# [TASK DIRECTIONS]
Return every line of the data below that includes the string "chart".

════

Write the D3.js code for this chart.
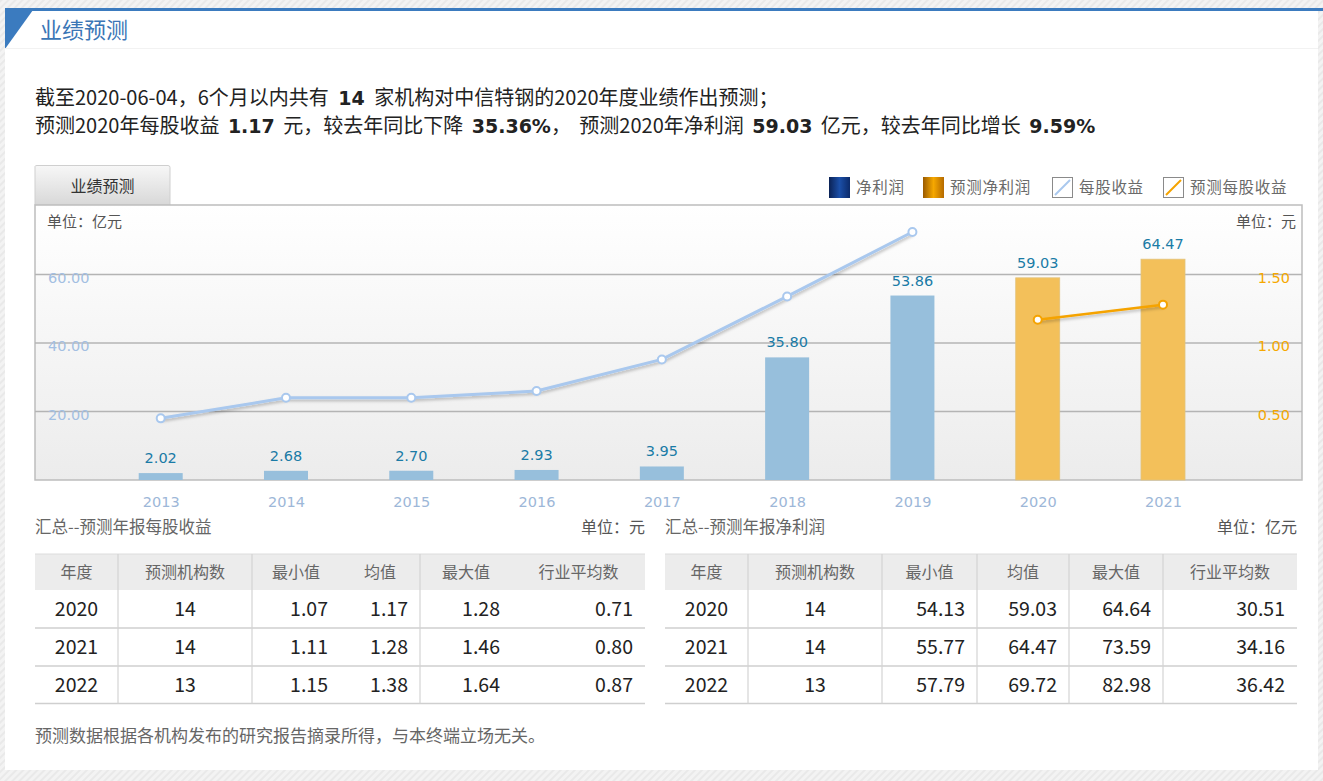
<!DOCTYPE html>
<html><head><meta charset="utf-8">
<script src="https://cdn.jsdelivr.net/npm/d3@7"></script>
<style>
body{margin:0;background:#fff;overflow:hidden}
svg{display:block}
</style></head><body>
<svg id="c" width="1323" height="781"></svg>
<script>
// ---------- DATA ----------
const years = ["2013","2014","2015","2016","2017","2018","2019","2020","2021"];
const netProfit = [2.02, 2.68, 2.70, 2.93, 3.95, 35.80, 53.86, 59.03, 64.47];
const forecastYears = ["2020","2021"];
const epsYears = ["2013","2014","2015","2016","2017","2018","2019"];
const epsValues = [0.45, 0.60, 0.60, 0.65, 0.88, 1.34, 1.81];
const epsForecastValues = [1.17, 1.28];
const leftTicks = [20, 40, 60];
const rightTicks = [0.5, 1.0, 1.5];
const legendLabels = ["净利润", "预测净利润", "每股收益", "预测每股收益"];
const tableHeader = ["年度", "预测机构数", "最小值", "均值", "最大值", "行业平均数"];
const epsTableRows = [
  ["2020", "14", "1.07", "1.17", "1.28", "0.71"],
  ["2021", "14", "1.11", "1.28", "1.46", "0.80"],
  ["2022", "13", "1.15", "1.38", "1.64", "0.87"]
];
const npTableRows = [
  ["2020", "14", "54.13", "59.03", "64.64", "30.51"],
  ["2021", "14", "55.77", "64.47", "73.59", "34.16"],
  ["2022", "13", "57.79", "69.72", "82.98", "36.42"]
];
const line1 = [["截至2020-06-04，6个月以内共有 ", false], ["14", true], [" 家机构对中信特钢的2020年度业绩作出预测；", false]];
const line2 = [["预测2020年每股收益 ", false], ["1.17", true], [" 元，较去年同比下降 ", false], ["35.36%", true], ["， 预测2020年净利润 ", false], ["59.03", true], [" 亿元，较去年同比增长 ", false], ["9.59%", true]];

// ---------- DRAW ----------
const svg = d3.select("#c");
const CJK = "'Noto Sans CJK SC','Noto Sans',sans-serif";
const VER = "'DejaVu Sans',Verdana,sans-serif";
const defs = svg.append("defs");

const pat = defs.append("pattern").attr("id","stripe").attr("width",5).attr("height",5)
  .attr("patternUnits","userSpaceOnUse").attr("patternTransform","rotate(45)");
pat.append("rect").attr("width",5).attr("height",5).attr("fill","#f3f3f3");
pat.append("rect").attr("width",2).attr("height",5).attr("fill","#e9e9e9");

const pg = defs.append("linearGradient").attr("id","plotbg").attr("x1",0).attr("y1",0).attr("x2",0).attr("y2",1);
pg.append("stop").attr("offset","0%").attr("stop-color","#ffffff");
pg.append("stop").attr("offset","100%").attr("stop-color","#ececec");

const tg = defs.append("linearGradient").attr("id","tabbg").attr("x1",0).attr("y1",0).attr("x2",0).attr("y2",1);
tg.append("stop").attr("offset","0%").attr("stop-color","#f7f7f7");
tg.append("stop").attr("offset","100%").attr("stop-color","#d8d8d8");

const bg1 = defs.append("linearGradient").attr("id","sw1");
[["0%","#0b2255"],["50%","#1b4fa8"],["100%","#0b2a6a"]].forEach(s=>bg1.append("stop").attr("offset",s[0]).attr("stop-color",s[1]));
const bg2 = defs.append("linearGradient").attr("id","sw2");
[["0%","#9a5a00"],["50%","#f6a800"],["100%","#b56a00"]].forEach(s=>bg2.append("stop").attr("offset",s[0]).attr("stop-color",s[1]));

const sh = defs.append("filter").attr("id","shadow").attr("x","-10%").attr("y","-10%").attr("width","120%").attr("height","140%");
sh.append("feDropShadow").attr("dx",1).attr("dy",2).attr("stdDeviation",1.5).attr("flood-color","#000").attr("flood-opacity",0.25);

// page background + panel
svg.append("rect").attr("width",1323).attr("height",781).attr("fill","url(#stripe)");
svg.append("rect").attr("x",5).attr("y",10).attr("width",1313).attr("height",760).attr("fill","#fff");
svg.append("rect").attr("x",5).attr("y",8).attr("width",1318).attr("height",3).attr("fill","#3b7bbf");
svg.append("path").attr("d","M5,10 L33,10 L5,49 Z").attr("fill","#3b7bbf");
svg.append("line").attr("x1",5).attr("x2",1318).attr("y1",48.5).attr("y2",48.5).attr("stroke","#f2f2f2");
svg.append("text").attr("x",40).attr("y",38).attr("font-family",CJK).attr("font-size",22)
  .attr("fill","#3a76b6").text("业绩预测");

// intro text
function richLine(y, segs, ws){
  const t = svg.append("text").attr("x",35).attr("y",y).attr("fill","#222")
    .attr("style",`white-space:pre;word-spacing:${ws}px`);
  segs.forEach(s=>{
    t.append("tspan").text(s[0]).attr("font-family", s[1]?VER:CJK).attr("font-weight", s[1]?"bold":"normal")
      .attr("font-size", s[1]?19:20);
  });
}
richLine(105, line1, 5);
richLine(133, line2, 4);

// chart frame
const X0 = 35, X1 = 1302, Y0 = 480, YT = 205;
svg.append("path").attr("d",`M35,205 L35,166.5 Q35,165.5 37,165.5 L168,165.5 Q170,165.5 170,167.5 L170,205`)
  .attr("fill","url(#tabbg)").attr("stroke","#cfcfcf");
svg.append("text").attr("x",102.5).attr("y",192).attr("text-anchor","middle").attr("font-family",CJK)
  .attr("font-size",16).attr("fill","#333").text("业绩预测");
svg.append("rect").attr("x",X0).attr("y",YT).attr("width",X1-X0).attr("height",Y0-YT)
  .attr("fill","url(#plotbg)").attr("stroke","#bdbdbd").attr("stroke-width",1.5);

const x = d3.scalePoint().domain(years).range([160.7, 1163]);
const y = d3.scaleLinear().domain([0,80]).range([Y0, 206]);
const y2 = d3.scaleLinear().domain([0,2]).range([Y0, 206]);

// gridlines
svg.append("g").selectAll("line").data(leftTicks).join("line")
  .attr("x1",X0).attr("x2",X1).attr("y1",d=>y(d)).attr("y2",d=>y(d))
  .attr("stroke","#b4b4b4").attr("stroke-width",1.5);

// units
svg.append("text").attr("x",47).attr("y",227).attr("font-family",CJK).attr("font-size",15).attr("fill","#555").text("单位：亿元");
svg.append("text").attr("x",1296).attr("y",227).attr("text-anchor","end").attr("font-family",CJK).attr("font-size",15).attr("fill","#555").text("单位：元");

// bars
const bw = 44;
const barData = years.map((yr,i)=>({yr, v: netProfit[i], f: forecastYears.includes(yr)}));
svg.append("g").selectAll("rect").data(barData).join("rect")
  .attr("x",d=>x(d.yr)-bw/2).attr("width",bw)
  .attr("y",d=>y(d.v)).attr("height",d=>Y0-y(d.v))
  .attr("fill",d=>d.f?"#f3c05a":"#97bfdc")
  .attr("stroke",d=>d.f?"#e2c27a":"none").attr("stroke-width",0.8);
svg.append("g").selectAll("text").data(barData).join("text")
  .attr("x",d=>x(d.yr)).attr("y",d=>y(d.v)-10).attr("text-anchor","middle")
  .attr("font-family",VER).attr("font-size",14.5).attr("fill","#1a7ba6")
  .text(d=>d.v.toFixed(2));

// axis tick labels
const la = d3.axisLeft(y).tickValues(leftTicks).tickFormat(d3.format(".2f")).tickSize(0);
const lg = svg.append("g").attr("transform","translate(48,0)").call(la);
lg.select(".domain").remove();
lg.selectAll("text").attr("text-anchor","start").attr("x",0).attr("dy","0.55em")
  .attr("font-family",VER).attr("font-size",14.5).attr("fill","#a3bfe2");

const ra = d3.axisRight(y2).tickValues(rightTicks).tickFormat(d3.format(".2f")).tickSize(0);
const rg = svg.append("g").attr("transform","translate(1290,0)").call(ra);
rg.select(".domain").remove();
rg.selectAll("text").attr("text-anchor","end").attr("x",0).attr("dy","0.55em")
  .attr("font-family",VER).attr("font-size",14.5).attr("fill","#f5a800");

const ba = d3.axisBottom(x).tickSize(0);
const bgx = svg.append("g").attr("transform",`translate(0,${Y0})`).call(ba);
bgx.select(".domain").remove();
bgx.selectAll("text").attr("y",27).attr("dy","0").attr("font-family",VER).attr("font-size",14.5).attr("fill","#9db7d8");

// EPS lines
const line = d3.line().x(d=>x(d.yr)).y(d=>y2(d.v));
const epsData = epsYears.map((yr,i)=>({yr, v: epsValues[i]}));
const epsF = forecastYears.map((yr,i)=>({yr, v: epsForecastValues[i]}));
svg.append("path").datum(epsData).attr("d",line).attr("fill","none").attr("stroke","#a9c8ee")
  .attr("stroke-width",3).attr("filter","url(#shadow)");
svg.append("g").selectAll("circle").data(epsData).join("circle")
  .attr("cx",d=>x(d.yr)).attr("cy",d=>y2(d.v)).attr("r",4)
  .attr("fill","#fff").attr("stroke","#a9c8ee").attr("stroke-width",2);
svg.append("path").datum(epsF).attr("d",line).attr("fill","none").attr("stroke","#f5a300")
  .attr("stroke-width",2.5).attr("filter","url(#shadow)");
svg.append("g").selectAll("circle").data(epsF).join("circle")
  .attr("cx",d=>x(d.yr)).attr("cy",d=>y2(d.v)).attr("r",4)
  .attr("fill","#fff").attr("stroke","#f5a300").attr("stroke-width",2);

// legend
const legX = [829, 923, 1052, 1163];
const lgG = svg.append("g");
legendLabels.forEach((lab,i)=>{
  const gx = legX[i];
  if(i<2){
    lgG.append("rect").attr("x",gx).attr("y",177).attr("width",21).attr("height",21).attr("fill",`url(#sw${i+1})`);
  } else {
    lgG.append("rect").attr("x",gx+0.5).attr("y",177.5).attr("width",20).attr("height",20).attr("fill","#fff").attr("stroke","#8a8a8a");
    lgG.append("line").attr("x1",gx+3).attr("y1",195).attr("x2",gx+18).attr("y2",180)
      .attr("stroke", i===2?"#a9c8ee":"#f5a300").attr("stroke-width",2);
  }
  lgG.append("text").attr("x",gx+27).attr("y",193).attr("font-family",CJK).attr("font-size",15.5)
    .attr("letter-spacing",0.7).attr("fill","#6a6a6a").text(lab);
});

// tables
function drawTable(cfg){
  const g = svg.append("g");
  const {cols, rows, seps, title, unit} = cfg;
  const L = cols[0], R = cols[cols.length-1];
  g.append("text").attr("x",L).attr("y",533).attr("font-family",CJK).attr("font-size",16.5).attr("fill","#666").text(title);
  g.append("text").attr("x",R).attr("y",533).attr("text-anchor","end").attr("font-family",CJK).attr("font-size",16).attr("fill","#555").text(unit);
  g.append("rect").attr("x",L).attr("y",554).attr("width",R-L).attr("height",36).attr("fill","#ececec");
  g.append("line").attr("x1",L).attr("x2",R).attr("y1",554).attr("y2",554).attr("stroke","#dcdcdc");
  const rowY = [590, 628, 666, 703.5];
  rowY.slice(1).forEach(yy=>g.append("line").attr("x1",L).attr("x2",R).attr("y1",yy).attr("y2",yy).attr("stroke","#cfcfcf").attr("stroke-width",1.3));
  seps.forEach(xx=>g.append("line").attr("x1",xx).attr("x2",xx).attr("y1",554).attr("y2",703.5).attr("stroke","#d4d4d4").attr("stroke-width",1.2));
  tableHeader.forEach((h,j)=>{
    g.append("text").attr("x",(cols[j]+cols[j+1])/2).attr("y",578).attr("text-anchor","middle")
      .attr("font-family",CJK).attr("font-size",16).attr("fill","#666").text(h);
  });
  rows.forEach((r,i)=>{
    r.forEach((v,j)=>{
      const centered = j<2;
      g.append("text").attr("x", centered ? (cols[j]+cols[j+1])/2 : cols[j+1]-12)
        .attr("y", (rowY[i]+rowY[i+1])/2+7).attr("text-anchor", centered?"middle":"end")
        .attr("font-family",CJK).attr("font-size",19.5).attr("fill","#222").text(v);
    });
  });
}
drawTable({cols:[35,118,252,340,420,512,645], seps:[118,252,420], rows:epsTableRows,
  title:"汇总--预测年报每股收益", unit:"单位：元"});
drawTable({cols:[665,748,882,977,1069,1163,1297], seps:[748,882,977,1069,1163], rows:npTableRows,
  title:"汇总--预测年报净利润", unit:"单位：亿元"});

svg.append("text").attr("x",35).attr("y",742).attr("font-family",CJK).attr("font-size",17).attr("fill","#666")
  .text("预测数据根据各机构发布的研究报告摘录所得，与本终端立场无关。");
</script>
</body></html>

════

# [ANSWER TO THIS EXERCISE]
Write the D3.js code for this chart.
// chart frame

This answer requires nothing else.